The people who are paid to influence the way our laws are written have sat quietly as proposals to limit that influence start to be aired at the Capitol.
Type the word “ethics” in a House and Senate database listing this year’s bills and you get a list of about two dozen proposed pieces of legislation specifically referring to ethics, campaign finance reform, and lobbyist regulation. Many of them want to limit big money in campaigns. Some want to keep legislators from also serving as political consultants while in office, raising money during sessions, and becoming lobbyists immediately upon leaving the legislature. Few, however, have gotten a committee hearing as the sessions speeds toward the halfway point.
Lee’s Summit Senator Will Kraus, who has explained his bill to a committee in a room packed with lobbyists, maintains laws don’t make people ethical…and he doesn’t think Missouri politicians are UNethical. “That being said,” he says, “my constituents overwhelmingly support caps.” So his bill limits campaign donations.
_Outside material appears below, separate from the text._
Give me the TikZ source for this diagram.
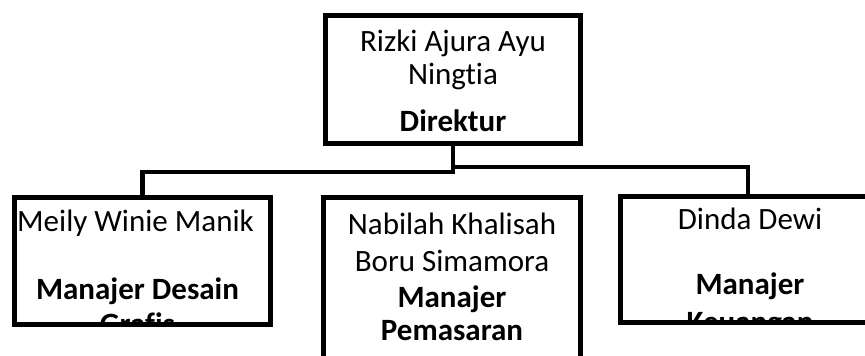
\documentclass[tikz,border=0pt]{standalone}
\usepackage{fontspec}
\setmainfont{Carlito}[Ligatures=NoCommon]
\usetikzlibrary{calc}

\begin{document}
\begin{tikzpicture}[x=0.5pt,y=-0.5pt,line width=2.4pt,
    box/.style={rectangle,draw,line width=2.4pt,inner sep=0pt,outer sep=0pt,
      minimum width=128pt,minimum height=63.5pt},
    name text/.style={anchor=base,inner sep=0pt,font=\fontsize{15.5}{18}\selectfont},
    role text/.style={name text,font=\fontsize{15.5}{18}\selectfont\bfseries}]
  \clip (0,0) rectangle (865,356);

  % Boxes
  \node[box,minimum width=127.5pt,minimum height=64pt] (D) at (453,79.5) {};
  \node[box] (MD) at (142.5,261) {};
  \node[box,minimum width=128.5pt,minimum height=111.25pt] (MP) at (452,308.75) {};
  \node[box,minimum width=127.5pt,minimum height=63pt] (MK) at (748,259.5) {};

  % Texts
  \node[name text] (D1) at ($(D.north)+(0,36.5)$) {Rizki Ajura Ayu};
  \node[name text] (D2) at ($(D.north)+(0,69.5)$) {Ningtia};
  \node[role text] (D3) at ($(D.north)+(0,116.5)$) {Direktur};

  \begin{scope}
    \clip (MD.north west) rectangle (MD.south east);
    \node[name text] (MD1) at ($(MD.north)+(-7,34.5)$) {Meily Winie Manik};
    \node[role text] (MD2) at ($(MD.north)+(-5,102.5)$) {Manajer Desain};
    \node[role text] (MD3) at ($(MD.north)+(-5,137)$) {Grafis};
  \end{scope}

  \node[name text] (MP1) at ($(MP.north)+(0,37.5)$) {Nabilah Khalisah};
  \node[name text] (MP2) at ($(MP.north)+(0,74.5)$) {Boru Simamora};
  \node[role text] (MP3) at ($(MP.north)+(0,110.5)$) {Manajer};
  \node[role text] (MP4) at ($(MP.north)+(0,143.5)$) {Pemasaran};

  \begin{scope}
    \clip (MK.north west) rectangle (MK.south east);
    \node[name text] (MK1) at ($(MK.north)+(2,33.5)$) {Dinda Dewi};
    \node[role text] (MK2) at ($(MK.north)+(2,98.5)$) {Manajer};
    \node[role text] (MK3) at ($(MK.north)+(2,136.5)$) {Keuangan};
  \end{scope}

  % Edges
  \draw (D.south) -- ++(0,28.5) -| (MD.north);
  \draw (D.south) -- ++(0,23.5) -| (MK.north);
\end{tikzpicture}
\end{document}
But Senate Leader Tom Dempsey of St. Charles doubts campaign limits will restore public confidence in state government. It sure hasn’t done it with the federal government, he says. “It hasn’t done anything to reduce the influence of money in politics…It hasn’t changed the perception among the people we serve, the people that you referenced, in terms of making things look better,” he tells Kraus.
Senator Jamilla Nasheed has told the committee changes need to be made because the public perception of politicians continues to decline. “Many of our constituents believe we are bought and paid for by special interest groups,” she says to the committee. “Many of you know that is farther from the truth. But we can dispel that myth.”
She proposes to do that by limiting campaign contributions to any candidate in any election to $2,600. Missouri has no contribution limits now, and Dempsey fears approval of limits now would give candidates who already are raising money for 2016 campaigns will be put at a substantial advantage over those who announce their intentions after the limits would go into effect in January.
None of the lobbyists watching the so-far rare hearing on ethics legislation this year had anything to say to the committee during the hearing.